A Twitter acquaintance recently posted a link to a Cessna 172N Skyhawk that was for sale. His comment had to with the Apollo 618 Loran C navigator and ADF receiver the airplane still had in it: “Why would you choose to list a Loran and an ADF in your aircraft sale description?“ It’s a good question, and Exhibit A that the airplane hadn’t spent much time in an avionics shop over the last few years. (The U.S. Coast Guard shut down its Loran C transmitters in 2010.) The Skyhawk did have an ADS-B Out installation, however, so its owner did know newer technologies exist. Why didn’t the owner have the Loran and/or ADF removed when ADS-B was installed?
It’s a good question. Many pilots today haven’t flown with an ADF, which started going out of style in the 1990s when the FAA decreed GPS was a legal substitute for NDBs under certain conditions. For both Loran and ADF receivers/NDB transmitters, the end came with neither a bang nor a whimper. One day the industry woke up and decided we didn’t need them any more, something certainly true for Loran. (That said, newer Loran technologies might be a good backup to GPS if they were implemented.) Since then, GPS has been the go-to navigation system, and the FAA is well on its way to implementing its minimum operational network of VORs throughout the U.S.
The real-life answer to why the two door stops were still in the Skyhawk’s panel probably had to do with the owner’s finances, the airplane’s mission and, maybe, nostalgia. The thing is, I get the nostalgia part, and kind of miss having a decent ADF in the panel. One with good reception and audio could pick up clear-channel AM stations hundreds of miles away and, while the programming might not be the most creative, baseball games were a staple. And although I didn’t think so at the time I was learning it, using an ADF and shooting an NDB approach was actually kind of fun.
For one thing, it was very analog, since with most combinations of instrumentation, there was some mental math required to establish the correct course to or from the station. When nearing the station, you knew if the course was correct by whether the ADF needle moved.

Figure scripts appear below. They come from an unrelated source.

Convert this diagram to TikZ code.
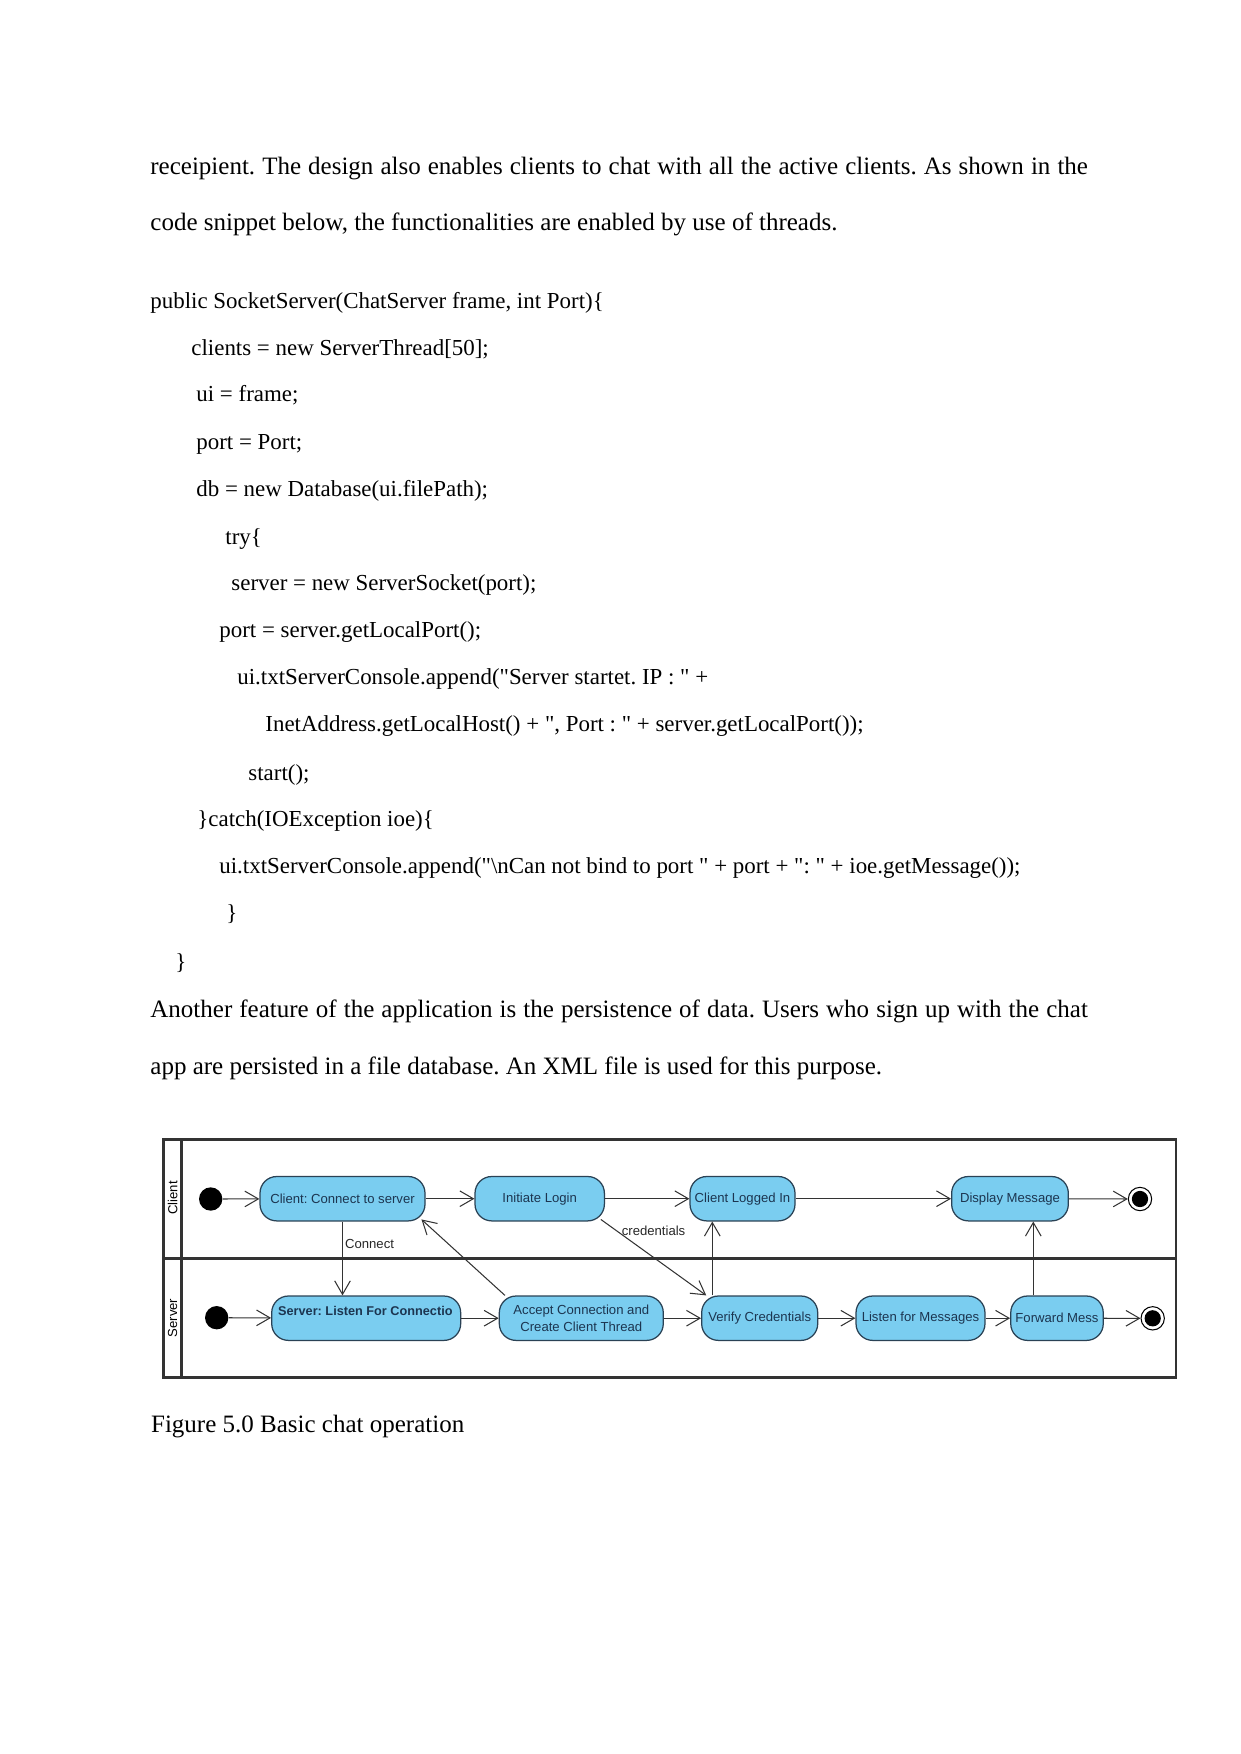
\documentclass[tikz,border=0pt]{standalone}
\usepackage{fontspec}
\setmainfont{Liberation Serif}[Ligatures=TeXOff]
\newfontfamily\umlfont{Liberation Sans}
\usetikzlibrary{arrows.meta}
\definecolor{actfill}{HTML}{7ACDF0}
\definecolor{actline}{HTML}{2A4255}
\definecolor{acttext}{HTML}{1C3550}
\definecolor{laneline}{HTML}{333333}
\frenchspacing

\begin{document}
\begin{tikzpicture}[x=0.48pt, y=-0.48pt,
    txt/.style={anchor=base west, inner sep=0pt, font=\fontsize{12}{14}\selectfont},
    code/.style={txt, font=\fontsize{11}{13}\selectfont},
    act/.style={draw=actline, fill=actfill, rounded corners=8pt, line width=0.6pt,
        minimum height=21.3pt, inner sep=1pt, text=acttext,
        font=\umlfont\fontsize{6.3}{8.3}\selectfont},
    initnode/.style={circle, fill=black, minimum size=11.2pt, inner sep=0pt},
    finalnode/.style={circle, draw=black, fill=white, line width=0.5pt,
        minimum size=11.2pt, inner sep=0pt,
        path picture={\fill[black] (path picture bounding box.center) circle (3.9pt);}},
    flow/.style={draw=laneline, line width=0.5pt, -{Straight Barb[length=6.5pt, width=7.5pt]}},
    lbl/.style={font=\umlfont\fontsize{6.3}{7.5}\selectfont, text=black!85, inner sep=1pt},
    lane/.style={draw=laneline, line width=1.2pt}]
    \useasboundingbox (0,0) rectangle (1241,1754);

    % text above the figure
    \node[txt] (p1) at (150,174) {\makebox[450pt][s]{receipient. The design also enables clients to chat with all the active clients. As shown in the}};
    \node[txt] (p2) at (150,230) {code snippet below, the functionalities are enabled by use of threads.};

    % code snippet
    \node[code] (c1) at (150,308) {public SocketServer(ChatServer frame, int Port)\{};
    \node[code] (c2) at (191,355) {clients = new ServerThread[50];};
    \node[code] (c3) at (196,401) {ui = frame;};
    \node[code] (c4) at (196,449) {port = Port;};
    \node[code] (c5) at (196,496) {db = new Database(ui.filePath);};
    \node[code] (c6) at (225,544) {try\{};
    \node[code] (c7) at (231,590) {server = new ServerSocket(port);};
    \node[code] (c8) at (219,637) {port = server.getLocalPort();};
    \node[code] (c9) at (237,684) {ui.txtServerConsole.append("Server startet. IP : " +};
    \node[code] (c10) at (265,731) {InetAddress.getLocalHost() + ", Port : " + server.getLocalPort());};
    \node[code] (c11) at (248,780) {start();};
    \node[code] (c12) at (197,826) {\}catch(IOException ioe)\{};
    \node[code] (c13) at (219,873) {ui.txtServerConsole.append("\textbackslash nCan not bind to port " + port + ": " + ioe.getMessage());};
    \node[code] (c14) at (226,920) {\}};
    \node[code] (c15) at (175,969) {\}};

    \node[txt] (p3) at (150,1017) {\makebox[450pt][s]{Another feature of the application is the persistence of data. Users who sign up with the chat}};
    \node[txt] (p4) at (150,1074) {app are persisted in a file database. An XML file is used for this purpose.};

    % swimlanes
    \draw[lane] (163.3,1139.3) rectangle (1176,1377.3);
    \draw[lane] (181.7,1139.3) -- (181.7,1377.3);
    \draw[lane] (163.3,1258.3) -- (1176,1258.3);
    \node[lbl, rotate=90, text=black] (clientlane) at (172.7,1198) {Client};
    \node[lbl, rotate=90, text=black] (serverlane) at (172.7,1318) {Server};

    % client lane
    \node[initnode] (init1) at (210.7,1199) {};
    \node[act, minimum width=79.2pt] (connect) at (342.5,1198.7) {Client: Connect to server};
    \node[act, minimum width=62.1pt] (login) at (539.7,1198.7) {Initiate Login};
    \node[act, minimum width=50.4pt] (loggedin) at (742.5,1198.7) {Client Logged In};
    \node[act, minimum width=56pt] (display) at (1010,1198.7) {Display Message};
    \node[finalnode] (final1) at (1140,1199) {};

    % server lane
    \node[initnode] (init2) at (216.7,1317.7) {};
    \node[act, minimum width=90.7pt, text depth=7.5pt,
        font=\umlfont\bfseries\fontsize{6.1}{8.3}\selectfont] (listen) at (366.2,1318.2) {\makebox[84.5pt][l]{Server: Listen For Connectio}};
    \node[act, minimum width=78.7pt, align=center] (accept) at (581.3,1318.2) {Accept Connection and\\Create Client Thread};
    \node[act, minimum width=55.7pt] (verify) at (759.7,1318.2) {Verify Credentials};
    \node[act, minimum width=61.9pt] (listenmsg) at (920.5,1318.2) {Listen for Messages};
    \node[act, minimum width=44.4pt] (forward) at (1057,1318.2) {Forward Mess};
    \node[finalnode] (final2) at (1152.7,1318.3) {};

    \coordinate (vx) at (712.3,0);
    \coordinate (fx) at (1033.3,0);

    % transitions
    \draw[flow] (init1) -- (connect);
    \draw[flow] (connect) -- (login);
    \draw[flow] (login) -- (loggedin);
    \draw[flow] (loggedin) -- (display);
    \draw[flow] (display) -- (final1);
    \draw[flow] (init2) -- (listen);
    \draw[flow] (listen) -- (accept);
    \draw[flow] (accept) -- (verify);
    \draw[flow] (verify) -- (listenmsg);
    \draw[flow] (listenmsg) -- (forward);
    \draw[flow] (forward) -- (final2);
    \draw[flow] (connect.south) -- node[lbl, anchor=west, pos=0.31] {Connect} (connect.south |- listen.north);
    \draw[flow] ([xshift=3pt]accept.north west) -- ([xshift=-2pt, yshift=1pt]connect.south east);
    \draw[flow] ([xshift=-2pt, yshift=1pt]login.south east) -- node[lbl, pos=0.5, yshift=13pt] {credentials} ([xshift=2.5pt]verify.north west);
    \draw[flow] (verify.north -| vx) -- (loggedin.south -| vx);
    \draw[flow] (forward.north -| fx) -- (display.south -| fx);

    % caption
    \node[txt] (caption) at (150.7,1432) {Figure 5.0 Basic chat operation};
\end{tikzpicture}
\end{document}
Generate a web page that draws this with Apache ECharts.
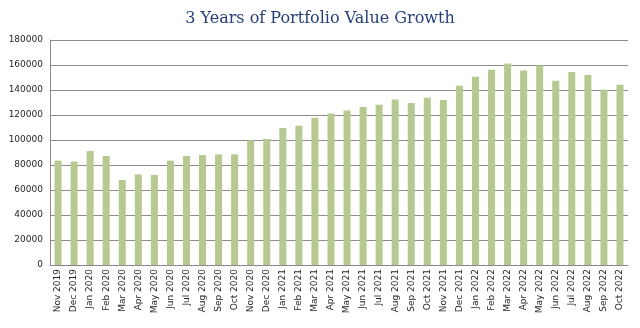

When it comes to airmanship, nailing an inbound NDB course was definitely a cool skill to have. Flying away from the station was much less accurate, although it helped if you had been inbound, crossed it and were maintaining the same course outbound. They also were handy when not in use for navigation: Their frequency dial and rotatable compass rose could be used to quickly “jot” down certain numbers—like decision height or missed-approach heading—by dialing them in.
The other cool thing about the ADF is you could use a nearby AM broadcasting station as a faux NDB, and cobble together a training-only approach procedure that kept you away from the real ones, which typically were co-located with an ILS approach’s outer marker, resulting in a locator outer marker, or LOM. I spent a lot of time sweating out such a procedure back in the day.
Around the same time, I had professional relationships with a number of pilots in long and productive careers working with the FAA, not as employees but as consultants and, sometimes, adversaries. One day, the discussion rolled around to whether one thing or another the FAA allowed was “safe.” Being younger and much less experienced than these old pelicans, I made some statement to the effect an NDB approach wasn’t safe. That’s when I was introduced to risk management in the real world.
The experienced response went something like, “If the FAA allows it, it’s safe. It might be more prone to error than another option, and perhaps riskier as a result, but it’s safe if flown correctly.” I realized there was a large kernel of truth in that statement. And an NDB approach is a great example.
Thanks to its relative inaccuracy when compared to, say, an ILS or even a VOR, an NDB procedure’s minimum altitude generally was higher than either of the other two. This accounted for the greater likelihood that even a well-flown NDB approach could place the aircraft outside the areas protected for an ILS or VOR procedure, by requiring higher minimums. It probably also considered that even a sloppily flown VOR or ILS procedure offered greater accuracy and likelihood of success than the NDB.
The point is that an NDB procedure was “safe” when flown correctly. But the NDB was less accurate and more difficult to fly precisely. Therefore, it was riskier, mainly because it was easier to make a mistake.
It’s easy to point to such a distinction and extrapolate to other operations and rules, and their relative risk. It’s also easy to point to existing rules, procedures and guidance that leave open to interpretation whether a pilot should fly a certain flight. For example, it might be legal—and therefore “safe”—for a Part 91 pilot to fly 10 or 12 hours out of a workday, but it can be risky, especially during the 11th hour. Extrapolate it far enough, and we’d never leave the house, much less fly personal airplanes.